Afghan activist Omaid Sharifi’s art collective spent seven years transforming stretches of Kabul’s labyrinthine concrete blast walls with colourful murals – then the Taliban marched in.
Within weeks of the Islamists taking the capital, many of the street art pieces have been painted over, replaced by drab propaganda slogans as the Taliban reimpose their austere vision on Afghanistan.
The images of workers rolling white paint over the art were deeply foreboding for Sharifi, whose ArtLords collective has created more than 2,200 murals across the country since 2014.
“The image that comes to my mind is [the Taliban] putting a ‘kaffan’ over the city,” he told AFP in a phone interview from the UAE on Monday, referring to the white shroud used to cover bodies for Islamic burials.
But even as the Taliban erase the work of the ArtLords and despite being forced to flee for his safety, Sharifi said he would continue his campaign.
“We will never stay silent,” said the 34-year-old, speaking from a facility housing Afghan refugees.
“We will make sure the world hears us. We will make sure that the Taliban are shamed every single day.”
Among the erased murals was one showing US special envoy Zalmay Khalilzad and Taliban co-founder Abdul Ghani Baradar shaking hands after signing the 2020 deal to withdraw American troops from Afghanistan.
‘Everybody was running’
Sharifi co-founded ArtLords in 2014, using art to campaign for peace, social justice and accountability.
The prolific group often shamed the powerful in Afghanistan with street art, including warlords and allegedly corrupt government officials.
Their murals honoured Afghan heroes, called for dialogue instead of violence, and demanded rights for women.
ArtLords members braved death threats and were branded infidels by Islamist extremists.
They remained unrepentant, and kept at it until the end.
On the morning of August 15, with the Taliban at the gates of Kabul, Sharifi and five of his colleagues went to work on a mural outside a government building.
Within hours, they saw panicked people rushing out of government offices and decided to return to the ArtLords gallery.
“All roads were blocked,” Sharifi said.
“The army, the police were coming from all sides, abandoning their cars and everybody was running.”
When the group finally made it to the gallery, they learned that Kabul had fallen.
Sharifi was 10 years old in 1996 when the Islamists first came to power, and he witnessed their harsh rule until US-led forces toppled them five years later.
This time around, he said, “I expect that not a lot has changed.”
Like Sharifi, many Afghans are sceptical of Taliban claims of a softer government.
Few have forgotten the public executions, and the blanket ban on entertainment – including on TVs and video cassette players.
Sharifi said he “vividly remembers” the public punishments at a football stadium in Kabul, including beheadings and amputations for various crimes.
“When I was riding my bicycle to go to the central market . . . [I] would see a lot of broken TVs, broken cassette recorders and all these tapes,” he added.
“That is always in my mind. It never goes away.”

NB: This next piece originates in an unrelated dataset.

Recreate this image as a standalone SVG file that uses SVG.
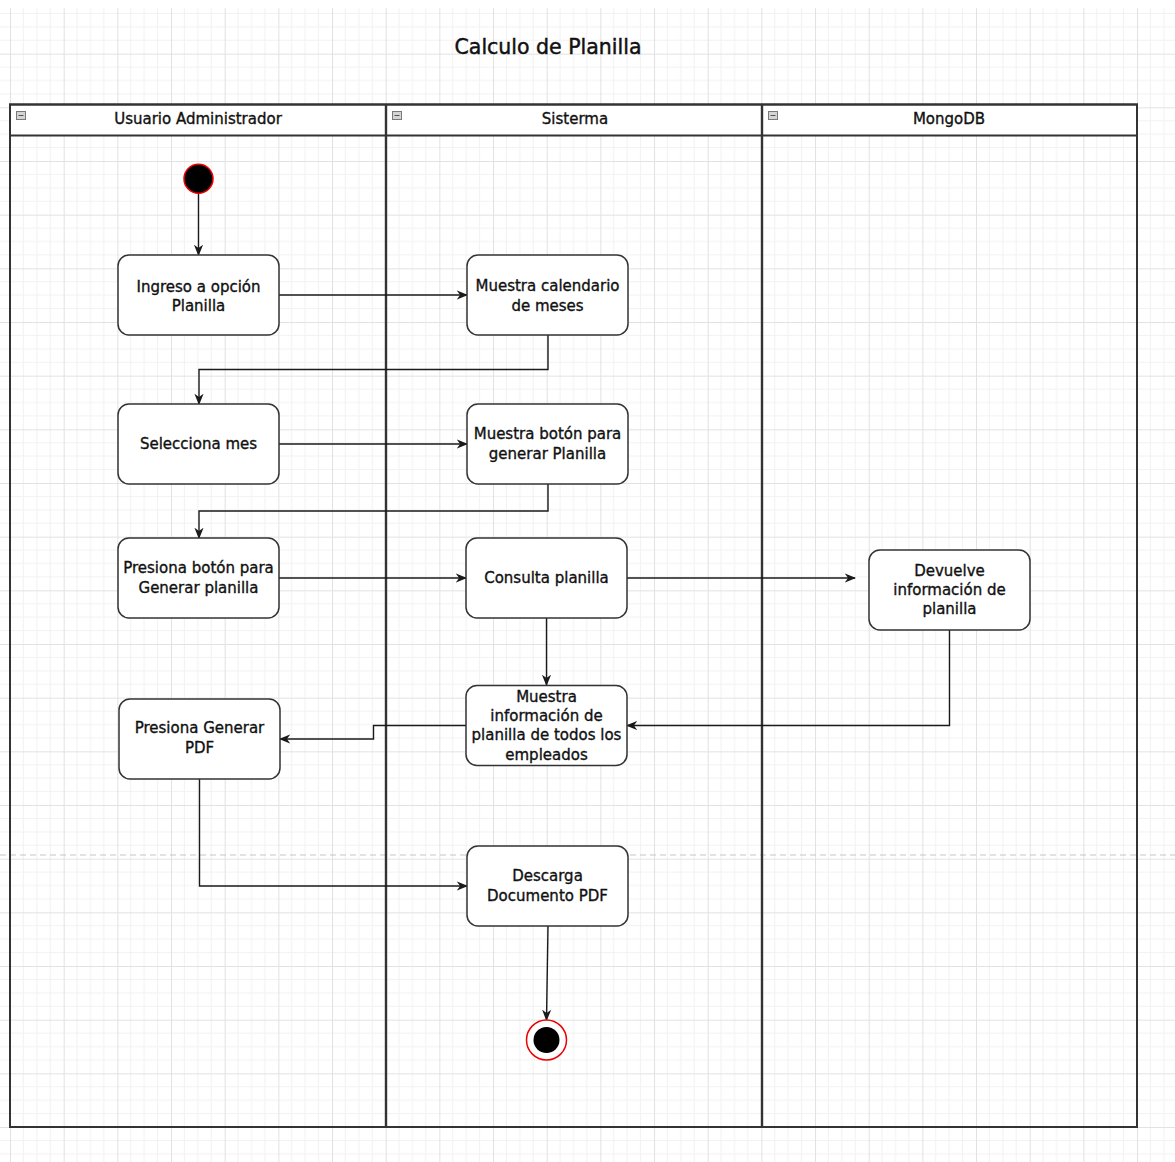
<svg xmlns="http://www.w3.org/2000/svg" width="1175" height="1162" viewBox="0 0 1175 1162">
  <style>
    .lbl { font-family: "DejaVu Sans", "Liberation Sans", sans-serif; font-size: 15px; fill: #111; stroke: #111; stroke-width: 0.35; text-anchor: middle; }
    .title { font-family: "DejaVu Sans", "Liberation Sans", sans-serif; font-size: 20.5px; fill: #111; stroke: #111; stroke-width: 0.45; text-anchor: middle; }
    .act { fill: #fff; stroke: #333; stroke-width: 1.5; }
    .edge { fill: none; stroke: #1a1a1a; stroke-width: 1.4; marker-end: url(#arr); }
    .pool { fill: none; stroke: #333; stroke-width: 2; }
    .hdr { fill: #fff; stroke: #333; stroke-width: 2; }
    .tog { fill: #d4d4d4; stroke: #7a7a7a; stroke-width: 1; }
  </style>
  <defs>
    <pattern id="grid" patternUnits="userSpaceOnUse" width="53.667" height="53.667" patternTransform="translate(10 0)">
      <rect width="53.667" height="53.667" fill="#fff"/>
      <path d="M13.417 0V53.667M26.833 0V53.667M40.25 0V53.667M0 13.417H53.667M0 26.833H53.667M0 40.25H53.667" stroke="#f2f2f2" stroke-width="1"/>
      <path d="M0.5 0V53.667M0 0.5H53.667" stroke="#e2e2e2" stroke-width="1"/>
    </pattern>
    <marker id="arr" viewBox="0 0 10 8" refX="9" refY="4" markerWidth="11.5" markerHeight="9.2" markerUnits="userSpaceOnUse" orient="auto">
      <path d="M0 0 L10 4 L0 8 L3 4 Z" fill="#1a1a1a"/>
    </marker>
  </defs>

  <!-- canvas with drawing grid -->
  <rect width="1175" height="1162" fill="#fff"/>
  <rect x="0" y="8" width="1175" height="1154" fill="url(#grid)"/>
  <line x1="0" y1="855" x2="1175" y2="855" stroke="#c6c6c6" stroke-width="1.2" stroke-dasharray="6 4"/>

  <text class="title" x="548" y="54">Calculo de Planilla</text>

  <!-- swimlane pool -->
  <g id="pool">
    <rect class="hdr" x="10" y="104.5" width="1127" height="31"/>
    <rect class="pool" x="10" y="104.5" width="1127" height="1022.5"/>
    <line x1="386" y1="104.5" x2="386" y2="1127" stroke="#333" stroke-width="2.4"/>
    <line x1="762" y1="104.5" x2="762" y2="1127" stroke="#333" stroke-width="2.4"/>
  </g>
  <g id="lane-usuario">
    <rect class="tog" x="16.5" y="111.5" width="9" height="8"/>
    <line x1="18.5" y1="115.5" x2="23.5" y2="115.5" stroke="#555" stroke-width="1"/>
    <text class="lbl" x="198" y="123.5">Usuario Administrador</text>
  </g>
  <g id="lane-sistema">
    <rect class="tog" x="392.5" y="111.5" width="9" height="8"/>
    <line x1="394.5" y1="115.5" x2="399.5" y2="115.5" stroke="#555" stroke-width="1"/>
    <text class="lbl" x="575" y="123.5">Sisterma</text>
  </g>
  <g id="lane-mongodb">
    <rect class="tog" x="768.5" y="111.5" width="9" height="8"/>
    <line x1="770.5" y1="115.5" x2="775.5" y2="115.5" stroke="#555" stroke-width="1"/>
    <text class="lbl" x="949" y="123.5">MongoDB</text>
  </g>

  <!-- connectors -->
  <g id="connectors">
    <path class="edge" d="M198.5 194 V255"/>
    <path class="edge" d="M279 295 H467"/>
    <path class="edge" d="M548 335 V369.5 H199 V404"/>
    <path class="edge" d="M279 444 H467"/>
    <path class="edge" d="M548 484 V511 H199 V538"/>
    <path class="edge" d="M279 578 H466"/>
    <path class="edge" d="M627 578 H855"/>
    <path class="edge" d="M546.5 618 V685"/>
    <path class="edge" d="M949.5 630 V725.5 H627"/>
    <path class="edge" d="M466 725.5 H373.5 V739 H280"/>
    <path class="edge" d="M199.5 779 V886 H467"/>
    <path class="edge" d="M548 926 L546.5 1020"/>
  </g>

  <!-- start -->
  <g id="start">
    <circle cx="198.5" cy="178.7" r="14.5" fill="#000" stroke="#e00" stroke-width="1.5"/>
  </g>

  <g id="ingreso">
    <rect class="act" x="118" y="255" width="161" height="80" rx="11"/>
    <text class="lbl" x="198.5" y="291.5">Ingreso a opción</text>
    <text class="lbl" x="198.5" y="311">Planilla</text>
  </g>
  <g id="calendario">
    <rect class="act" x="467" y="255" width="161" height="80" rx="11"/>
    <text class="lbl" x="547.5" y="291">Muestra calendario</text>
    <text class="lbl" x="547.5" y="311">de meses</text>
  </g>
  <g id="selecciona">
    <rect class="act" x="118" y="404" width="161" height="80" rx="11"/>
    <text class="lbl" x="198.5" y="448.5">Selecciona mes</text>
  </g>
  <g id="boton">
    <rect class="act" x="467" y="404" width="161" height="80" rx="11"/>
    <text class="lbl" x="547.5" y="438.5">Muestra botón para</text>
    <text class="lbl" x="547.5" y="458.5">generar Planilla</text>
  </g>
  <g id="presiona">
    <rect class="act" x="118" y="538" width="161" height="80" rx="11"/>
    <text class="lbl" x="198.5" y="572.5">Presiona botón para</text>
    <text class="lbl" x="198.5" y="592.5">Generar planilla</text>
  </g>
  <g id="consulta">
    <rect class="act" x="466" y="538" width="161" height="80" rx="11"/>
    <text class="lbl" x="546.5" y="582.5">Consulta planilla</text>
  </g>
  <g id="devuelve">
    <rect class="act" x="869" y="550" width="161" height="80" rx="11"/>
    <text class="lbl" x="949.5" y="575.5">Devuelve</text>
    <text class="lbl" x="949.5" y="594.5">información de</text>
    <text class="lbl" x="949.5" y="614">planilla</text>
  </g>
  <g id="muestra-info">
    <rect class="act" x="466" y="685.5" width="161" height="80" rx="11"/>
    <text class="lbl" x="546.5" y="701.5">Muestra</text>
    <text class="lbl" x="546.5" y="720.5">información de</text>
    <text class="lbl" x="546.5" y="740">planilla de todos los</text>
    <text class="lbl" x="546.5" y="759.5">empleados</text>
  </g>
  <g id="generar-pdf">
    <rect class="act" x="119" y="699" width="161" height="80" rx="11"/>
    <text class="lbl" x="199.5" y="733">Presiona Generar</text>
    <text class="lbl" x="199.5" y="753">PDF</text>
  </g>
  <g id="descarga">
    <rect class="act" x="467" y="846" width="161" height="80" rx="11"/>
    <text class="lbl" x="547.5" y="881">Descarga</text>
    <text class="lbl" x="547.5" y="901">Documento PDF</text>
  </g>

  <!-- end -->
  <g id="end">
    <circle cx="546.5" cy="1040" r="20" fill="#fff" stroke="#e00" stroke-width="1.5"/>
    <circle cx="546.5" cy="1040" r="13" fill="#000"/>
  </g>
</svg>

There was no local media to speak of during the Taliban’s first stint in power, and images of humans and animals were banned.
‘This is not the end’
Tens of thousands of Afghans rushed to Kabul airport as the capital fell, fearful of life under the Taliban, among them scores of artists and activists such as Sharifi.
“It’s a very difficult choice [to leave], and I just hope nobody ever experiences what we went through,” he said.
“Afghanistan is my home, it’s my identity . . . I cannot take out all my roots and plant myself in another part of the world.”
Sharifi’s primary concern was not violence, as he had lived with death threats for years.
“The scary part was that I will not have a voice,” he said.
“What really forced me was that I want my voice . . . I want my freedom of expression.”
The chaotic airlift from Kabul airport ended with the last US troops leaving by August 31, and Western governments admitted most Afghans identified as vulnerable to Taliban reprisals were left behind.
Sharifi said he was able to help 54 artists escape with their families, but more than 100 are still in the country.
“All of them are in hiding, all of them are fearful . . . They’re just trying to find a way to get out of Afghanistan.” And he vowed to continue campaigning and creating art.
“I left [everything] behind,” Sharifi said.
“The only thing that keeps me going is that I think this is not the end.”